* TASK DIRECTIONS: Each line below must be set down exactly; omit any image you find.

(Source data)

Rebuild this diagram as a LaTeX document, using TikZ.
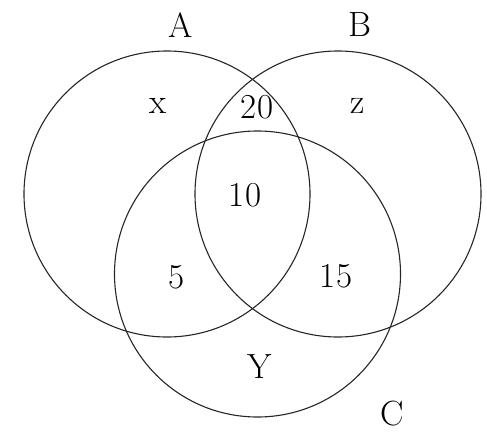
\documentclass[tikz,border=0pt]{standalone}
\begin{document}
\begin{tikzpicture}[x=1pt,y=-1pt,
  setcircle/.style={draw=black!85,line width=1.1pt},
  lbl/.style={inner sep=0pt,font=\fontsize{35}{40}\selectfont}]
\useasboundingbox (0,0) rectangle (487,434);
\node[setcircle,circle,minimum size=286pt,inner sep=0pt] (A) at (167,194) {};
\node[setcircle,circle,minimum size=286pt,inner sep=0pt] (B) at (338,194) {};
\node[setcircle,circle,minimum size=286pt,inner sep=0pt] (C) at (257.5,274) {};
\node[lbl] (lA) at (181,25) {A};
\node[lbl] (lB) at (360,25) {B};
\node[lbl] (lC) at (392,414) {C};
\node[lbl] (x) at (158,106) {x};
\node[lbl] (n20) at (257,107) {20};
\node[lbl] (z) at (358,106) {z};
\node[lbl] (n10) at (245,195) {10};
\node[lbl] (n5) at (177,277) {5};
\node[lbl] (n15) at (336,276) {15};
\node[lbl] (Y) at (260,367) {Y};
\end{tikzpicture}
\end{document}
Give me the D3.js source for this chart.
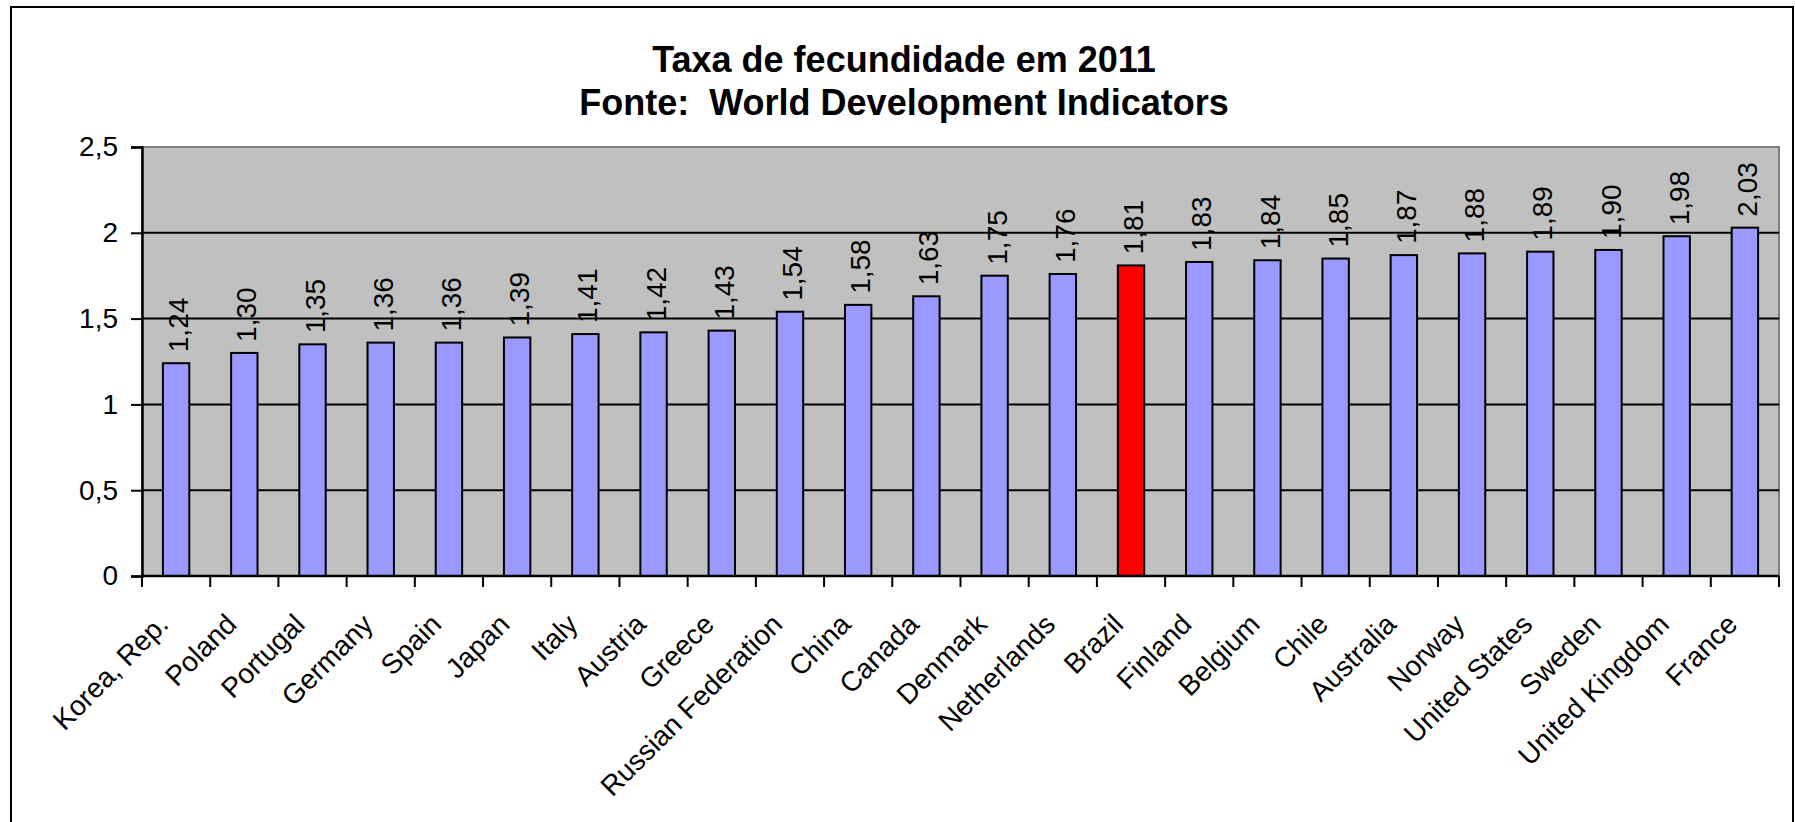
<!DOCTYPE html>
<html>
<head>
<meta charset="utf-8">
<script src="https://cdn.jsdelivr.net/npm/d3@7"></script>
<style>
body { margin: 0; background: #fff; }
text { font-family: "Liberation Sans", Arial, sans-serif; }
</style>
</head>
<body>
<div id="chart"></div>
<script>
var countries = ['Korea, Rep.', 'Poland', 'Portugal', 'Germany', 'Spain', 'Japan', 'Italy', 'Austria', 'Greece',
    'Russian Federation', 'China', 'Canada', 'Denmark', 'Netherlands', 'Brazil', 'Finland', 'Belgium', 'Chile',
    'Australia', 'Norway', 'United States', 'Sweden', 'United Kingdom', 'France'];
var fertility = [1.24, 1.30, 1.35, 1.36, 1.36, 1.39, 1.41, 1.42, 1.43, 1.54, 1.58, 1.63, 1.75, 1.76, 1.81,
    1.83, 1.84, 1.85, 1.87, 1.88, 1.89, 1.90, 1.98, 2.03];
var yTicks = [0, 0.5, 1, 1.5, 2, 2.5];
var highlight = 'Brazil';
var titleLines = ['Taxa de fecundidade em 2011', 'Fonte:  World Development Indicators'];

var width = 1795;
var height = 822;

var plot = {left: 142, right: 1779, top: 147, bottom: 576};

var comma = function (v) {
    return String(v).replace('.', ',');
};
var fmt2 = d3.format('.2f');

var x = d3.scaleBand()
    .domain(countries)
    .range([plot.left, plot.right])
    .padding(0);

var y = d3.scaleLinear()
    .domain([0, 2.5])
    .range([plot.bottom, plot.top]);

var barW = x.bandwidth() * 0.387;

var svg = d3.select('#chart').append('svg')
    .attr('width', width)
    .attr('height', height);

// outer chart border (bottom edge runs off the picture)
svg.append('rect')
    .attr('x', 11).attr('y', 7)
    .attr('width', 1782).attr('height', 900)
    .attr('fill', '#fff')
    .attr('stroke', '#000')
    .attr('stroke-width', 2);

// title
svg.selectAll('.title')
    .data(titleLines)
    .enter().append('text')
    .attr('class', 'title')
    .attr('x', 904)
    .attr('y', function (d, i) { return 72 + i * 43; })
    .attr('text-anchor', 'middle')
    .attr('font-size', 36)
    .attr('font-weight', 'bold')
    .attr('xml:space', 'preserve')
    .style('white-space', 'pre')
    .text(function (d) { return d; });

// plot area
svg.append('rect')
    .attr('x', plot.left).attr('y', plot.top)
    .attr('width', plot.right - plot.left)
    .attr('height', plot.bottom - plot.top)
    .attr('fill', '#c0c0c0')
    .attr('stroke', '#808080')
    .attr('stroke-width', 2);

// gridlines
svg.append('g')
    .selectAll('line')
    .data(yTicks.filter(function (d) { return d > 0 && d < 2.5; }))
    .enter().append('line')
    .attr('x1', plot.left).attr('x2', plot.right)
    .attr('y1', function (d) { return y(d); })
    .attr('y2', function (d) { return y(d); })
    .attr('stroke', '#000')
    .attr('stroke-width', 2);

// bars
svg.append('g')
    .selectAll('rect')
    .data(fertility)
    .enter().append('rect')
    .attr('x', function (d, i) { return x(countries[i]) + (x.bandwidth() - barW) / 2; })
    .attr('y', function (d) { return y(d); })
    .attr('width', barW)
    .attr('height', function (d) { return y(0) - y(d); })
    .attr('fill', function (d, i) { return countries[i] === highlight ? '#ff0000' : '#9999ff'; })
    .attr('stroke', '#000')
    .attr('stroke-width', 2);

// value labels
svg.append('g')
    .selectAll('text')
    .data(fertility)
    .enter().append('text')
    .attr('transform', function (d, i) {
        return 'translate(' + (x(countries[i]) + x.bandwidth() / 2 + 2) + ',' + (y(d) - 11) + ') rotate(-90)';
    })
    .attr('dy', '0.36em')
    .attr('font-size', 28)
    .text(function (d) { return fmt2(d).replace('.', ','); });

// y axis
var yAxis = d3.axisLeft(y)
    .tickValues(yTicks)
    .tickSize(11)
    .tickPadding(13)
    .tickFormat(comma);

var yG = svg.append('g')
    .attr('transform', 'translate(' + plot.left + ',0)')
    .call(yAxis);
yG.select('.domain').attr('stroke', '#000').attr('stroke-width', 2.5);
yG.selectAll('.tick line').attr('stroke', '#000').attr('stroke-width', 2);
yG.selectAll('.tick text')
    .attr('font-size', 28)
    .attr('font-family', '"Liberation Sans", Arial, sans-serif')
    .attr('fill', '#000');

// x axis: ticks on category boundaries
var xG = svg.append('g');
xG.append('line')
    .attr('x1', plot.left).attr('x2', plot.right)
    .attr('y1', plot.bottom).attr('y2', plot.bottom)
    .attr('stroke', '#000')
    .attr('stroke-width', 2.5);
xG.selectAll('.xtick')
    .data(countries.concat(['end']))
    .enter().append('line')
    .attr('class', 'xtick')
    .attr('x1', function (d, i) { return i < countries.length ? x(d) : plot.right; })
    .attr('x2', function (d, i) { return i < countries.length ? x(d) : plot.right; })
    .attr('y1', plot.bottom)
    .attr('y2', plot.bottom + 11)
    .attr('stroke', '#000')
    .attr('stroke-width', 2);

xG.selectAll('.xlabel')
    .data(countries)
    .enter().append('text')
    .attr('class', 'xlabel')
    .attr('transform', function (d) {
        return 'translate(' + (x(d) + x.bandwidth() / 2 - 6) + ',' + (plot.bottom + 50) + ') rotate(-45)';
    })
    .attr('text-anchor', 'end')
    .attr('font-size', 28)
    .text(function (d) { return d; });
</script>
</body>
</html>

* TASK OUTPUT:
Rebuild this diagram as a LaTeX document, using TikZ.
\documentclass[tikz,border=0pt]{standalone}
\begin{document}
\begin{tikzpicture}[x=1pt,y=-1pt,
  setcircle/.style={draw=black!85,line width=1.1pt},
  lbl/.style={inner sep=0pt,font=\fontsize{35}{40}\selectfont}]
\useasboundingbox (0,0) rectangle (487,434);
\node[setcircle,circle,minimum size=286pt,inner sep=0pt] (A) at (167,194) {};
\node[setcircle,circle,minimum size=286pt,inner sep=0pt] (B) at (338,194) {};
\node[setcircle,circle,minimum size=286pt,inner sep=0pt] (C) at (257.5,274) {};
\node[lbl] (lA) at (181,25) {A};
\node[lbl] (lB) at (360,25) {B};
\node[lbl] (lC) at (392,414) {C};
\node[lbl] (x) at (158,106) {x};
\node[lbl] (n20) at (257,107) {20};
\node[lbl] (z) at (358,106) {z};
\node[lbl] (n10) at (245,195) {10};
\node[lbl] (n5) at (177,277) {5};
\node[lbl] (n15) at (336,276) {15};
\node[lbl] (Y) at (260,367) {Y};
\end{tikzpicture}
\end{document}
Give me the D3.js source for this chart.
<!DOCTYPE html>
<html>
<head>
<meta charset="utf-8">
<script src="https://cdn.jsdelivr.net/npm/d3@7"></script>
<style>
body { margin: 0; background: #fff; }
text { font-family: "Liberation Sans", Arial, sans-serif; }
</style>
</head>
<body>
<div id="chart"></div>
<script>
var countries = ['Korea, Rep.', 'Poland', 'Portugal', 'Germany', 'Spain', 'Japan', 'Italy', 'Austria', 'Greece',
    'Russian Federation', 'China', 'Canada', 'Denmark', 'Netherlands', 'Brazil', 'Finland', 'Belgium', 'Chile',
    'Australia', 'Norway', 'United States', 'Sweden', 'United Kingdom', 'France'];
var fertility = [1.24, 1.30, 1.35, 1.36, 1.36, 1.39, 1.41, 1.42, 1.43, 1.54, 1.58, 1.63, 1.75, 1.76, 1.81,
    1.83, 1.84, 1.85, 1.87, 1.88, 1.89, 1.90, 1.98, 2.03];
var yTicks = [0, 0.5, 1, 1.5, 2, 2.5];
var highlight = 'Brazil';
var titleLines = ['Taxa de fecundidade em 2011', 'Fonte:  World Development Indicators'];

var width = 1795;
var height = 822;

var plot = {left: 142, right: 1779, top: 147, bottom: 576};

var comma = function (v) {
    return String(v).replace('.', ',');
};
var fmt2 = d3.format('.2f');

var x = d3.scaleBand()
    .domain(countries)
    .range([plot.left, plot.right])
    .padding(0);

var y = d3.scaleLinear()
    .domain([0, 2.5])
    .range([plot.bottom, plot.top]);

var barW = x.bandwidth() * 0.387;

var svg = d3.select('#chart').append('svg')
    .attr('width', width)
    .attr('height', height);

// outer chart border (bottom edge runs off the picture)
svg.append('rect')
    .attr('x', 11).attr('y', 7)
    .attr('width', 1782).attr('height', 900)
    .attr('fill', '#fff')
    .attr('stroke', '#000')
    .attr('stroke-width', 2);

// title
svg.selectAll('.title')
    .data(titleLines)
    .enter().append('text')
    .attr('class', 'title')
    .attr('x', 904)
    .attr('y', function (d, i) { return 72 + i * 43; })
    .attr('text-anchor', 'middle')
    .attr('font-size', 36)
    .attr('font-weight', 'bold')
    .attr('xml:space', 'preserve')
    .style('white-space', 'pre')
    .text(function (d) { return d; });

// plot area
svg.append('rect')
    .attr('x', plot.left).attr('y', plot.top)
    .attr('width', plot.right - plot.left)
    .attr('height', plot.bottom - plot.top)
    .attr('fill', '#c0c0c0')
    .attr('stroke', '#808080')
    .attr('stroke-width', 2);

// gridlines
svg.append('g')
    .selectAll('line')
    .data(yTicks.filter(function (d) { return d > 0 && d < 2.5; }))
    .enter().append('line')
    .attr('x1', plot.left).attr('x2', plot.right)
    .attr('y1', function (d) { return y(d); })
    .attr('y2', function (d) { return y(d); })
    .attr('stroke', '#000')
    .attr('stroke-width', 2);

// bars
svg.append('g')
    .selectAll('rect')
    .data(fertility)
    .enter().append('rect')
    .attr('x', function (d, i) { return x(countries[i]) + (x.bandwidth() - barW) / 2; })
    .attr('y', function (d) { return y(d); })
    .attr('width', barW)
    .attr('height', function (d) { return y(0) - y(d); })
    .attr('fill', function (d, i) { return countries[i] === highlight ? '#ff0000' : '#9999ff'; })
    .attr('stroke', '#000')
    .attr('stroke-width', 2);

// value labels
svg.append('g')
    .selectAll('text')
    .data(fertility)
    .enter().append('text')
    .attr('transform', function (d, i) {
        return 'translate(' + (x(countries[i]) + x.bandwidth() / 2 + 2) + ',' + (y(d) - 11) + ') rotate(-90)';
    })
    .attr('dy', '0.36em')
    .attr('font-size', 28)
    .text(function (d) { return fmt2(d).replace('.', ','); });

// y axis
var yAxis = d3.axisLeft(y)
    .tickValues(yTicks)
    .tickSize(11)
    .tickPadding(13)
    .tickFormat(comma);

var yG = svg.append('g')
    .attr('transform', 'translate(' + plot.left + ',0)')
    .call(yAxis);
yG.select('.domain').attr('stroke', '#000').attr('stroke-width', 2.5);
yG.selectAll('.tick line').attr('stroke', '#000').attr('stroke-width', 2);
yG.selectAll('.tick text')
    .attr('font-size', 28)
    .attr('font-family', '"Liberation Sans", Arial, sans-serif')
    .attr('fill', '#000');

// x axis: ticks on category boundaries
var xG = svg.append('g');
xG.append('line')
    .attr('x1', plot.left).attr('x2', plot.right)
    .attr('y1', plot.bottom).attr('y2', plot.bottom)
    .attr('stroke', '#000')
    .attr('stroke-width', 2.5);
xG.selectAll('.xtick')
    .data(countries.concat(['end']))
    .enter().append('line')
    .attr('class', 'xtick')
    .attr('x1', function (d, i) { return i < countries.length ? x(d) : plot.right; })
    .attr('x2', function (d, i) { return i < countries.length ? x(d) : plot.right; })
    .attr('y1', plot.bottom)
    .attr('y2', plot.bottom + 11)
    .attr('stroke', '#000')
    .attr('stroke-width', 2);

xG.selectAll('.xlabel')
    .data(countries)
    .enter().append('text')
    .attr('class', 'xlabel')
    .attr('transform', function (d) {
        return 'translate(' + (x(d) + x.bandwidth() / 2 - 6) + ',' + (plot.bottom + 50) + ') rotate(-45)';
    })
    .attr('text-anchor', 'end')
    .attr('font-size', 28)
    .text(function (d) { return d; });
</script>
</body>
</html>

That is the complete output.